Stated task:
Reproduce each line of the material exactly, minus any picture.

Recorded data:
— START —
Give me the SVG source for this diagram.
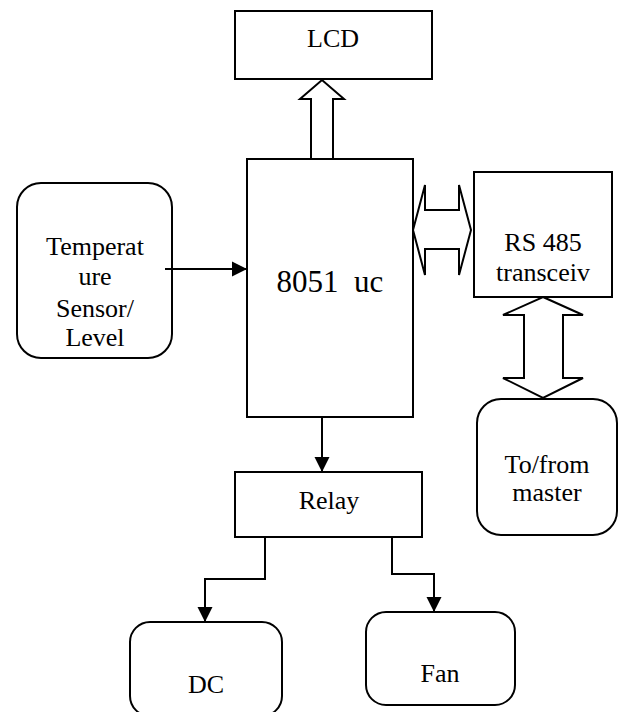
<svg xmlns="http://www.w3.org/2000/svg" width="619" height="712" viewBox="0 0 619 712">
<style>
.box{fill:#fff;stroke:#000;stroke-width:2}
.txt{font-family:"Liberation Serif","Times New Roman",serif;font-size:26px;fill:#000;text-anchor:middle}
.big{font-size:31px}
.line{fill:none;stroke:#000;stroke-width:2}
.hollow{fill:#fff;stroke:#000;stroke-width:2;stroke-linejoin:miter}
</style>
<defs>
<marker id="ah" markerUnits="userSpaceOnUse" markerWidth="16" markerHeight="16" viewBox="0 0 16 16" refX="15" refY="8" orient="auto">
<path d="M0,0.5 L15,8 L0,15.5 Z" fill="#000"/>
</marker>
</defs>
<rect width="619" height="712" fill="#fff"/>
<g id="lcd">
<rect class="box" x="235" y="11" width="197" height="68"/>
<text class="txt" x="333" y="47">LCD</text>
</g>
<g id="mcu">
<rect class="box" x="247" y="159" width="166" height="258"/>
<text class="txt big" x="330" y="292" xml:space="preserve">8051  uc</text>
</g>
<g id="sensor">
<rect class="box" x="17" y="183" width="155" height="175" rx="24" ry="24"/>
<text class="txt" x="95" y="255">Temperat</text>
<text class="txt" x="95" y="285">ure</text>
<text class="txt" x="95" y="317">Sensor/</text>
<text class="txt" x="95" y="346">Level</text>
</g>
<g id="rs485">
<rect class="box" x="474" y="172" width="138" height="125"/>
<text class="txt" x="543" y="251">RS 485</text>
<text class="txt" x="543" y="281">transceiv</text>
</g>
<g id="master">
<rect class="box" x="477" y="399" width="140" height="136" rx="24" ry="24"/>
<text class="txt" x="547" y="473">To/from</text>
<text class="txt" x="547" y="501">master</text>
</g>
<g id="relay">
<rect class="box" x="235" y="472" width="187" height="65"/>
<text class="txt" x="329" y="509">Relay</text>
</g>
<g id="dc">
<rect class="box" x="130" y="622" width="152" height="94" rx="20" ry="20"/>
<text class="txt" x="206" y="693">DC</text>
</g>
<g id="fan">
<rect class="box" x="366" y="612" width="149" height="93" rx="20" ry="20"/>
<text class="txt" x="440" y="682">Fan</text>
</g>
<g id="connectors">
<polygon class="hollow" points="311,159 311,99 300,99 322,80 344,99 333,99 333,159"/>
<polygon class="hollow" points="413,230 425,185 425,210 459,210 459,185 471,230 459,275 459,249 425,249 425,275"/>
<polygon class="hollow" points="543,297 583,315 563,315 563,378 583,378 543,398 503,378 524,378 524,315 503,315"/>
<line class="line" x1="165" y1="269" x2="247" y2="269" marker-end="url(#ah)"/>
<line class="line" x1="322" y1="417" x2="322" y2="472" marker-end="url(#ah)"/>
<polyline class="line" points="265,537 265,579 205,579 205,622" marker-end="url(#ah)"/>
<polyline class="line" points="392,537 392,574 434,574 434,612" marker-end="url(#ah)"/>
</g>
</svg>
— END —
Full solution:
Give me the SVG source for this diagram.
<svg xmlns="http://www.w3.org/2000/svg" width="619" height="712" viewBox="0 0 619 712">
<style>
.box{fill:#fff;stroke:#000;stroke-width:2}
.txt{font-family:"Liberation Serif","Times New Roman",serif;font-size:26px;fill:#000;text-anchor:middle}
.big{font-size:31px}
.line{fill:none;stroke:#000;stroke-width:2}
.hollow{fill:#fff;stroke:#000;stroke-width:2;stroke-linejoin:miter}
</style>
<defs>
<marker id="ah" markerUnits="userSpaceOnUse" markerWidth="16" markerHeight="16" viewBox="0 0 16 16" refX="15" refY="8" orient="auto">
<path d="M0,0.5 L15,8 L0,15.5 Z" fill="#000"/>
</marker>
</defs>
<rect width="619" height="712" fill="#fff"/>
<g id="lcd">
<rect class="box" x="235" y="11" width="197" height="68"/>
<text class="txt" x="333" y="47">LCD</text>
</g>
<g id="mcu">
<rect class="box" x="247" y="159" width="166" height="258"/>
<text class="txt big" x="330" y="292" xml:space="preserve">8051  uc</text>
</g>
<g id="sensor">
<rect class="box" x="17" y="183" width="155" height="175" rx="24" ry="24"/>
<text class="txt" x="95" y="255">Temperat</text>
<text class="txt" x="95" y="285">ure</text>
<text class="txt" x="95" y="317">Sensor/</text>
<text class="txt" x="95" y="346">Level</text>
</g>
<g id="rs485">
<rect class="box" x="474" y="172" width="138" height="125"/>
<text class="txt" x="543" y="251">RS 485</text>
<text class="txt" x="543" y="281">transceiv</text>
</g>
<g id="master">
<rect class="box" x="477" y="399" width="140" height="136" rx="24" ry="24"/>
<text class="txt" x="547" y="473">To/from</text>
<text class="txt" x="547" y="501">master</text>
</g>
<g id="relay">
<rect class="box" x="235" y="472" width="187" height="65"/>
<text class="txt" x="329" y="509">Relay</text>
</g>
<g id="dc">
<rect class="box" x="130" y="622" width="152" height="94" rx="20" ry="20"/>
<text class="txt" x="206" y="693">DC</text>
</g>
<g id="fan">
<rect class="box" x="366" y="612" width="149" height="93" rx="20" ry="20"/>
<text class="txt" x="440" y="682">Fan</text>
</g>
<g id="connectors">
<polygon class="hollow" points="311,159 311,99 300,99 322,80 344,99 333,99 333,159"/>
<polygon class="hollow" points="413,230 425,185 425,210 459,210 459,185 471,230 459,275 459,249 425,249 425,275"/>
<polygon class="hollow" points="543,297 583,315 563,315 563,378 583,378 543,398 503,378 524,378 524,315 503,315"/>
<line class="line" x1="165" y1="269" x2="247" y2="269" marker-end="url(#ah)"/>
<line class="line" x1="322" y1="417" x2="322" y2="472" marker-end="url(#ah)"/>
<polyline class="line" points="265,537 265,579 205,579 205,622" marker-end="url(#ah)"/>
<polyline class="line" points="392,537 392,574 434,574 434,612" marker-end="url(#ah)"/>
</g>
</svg>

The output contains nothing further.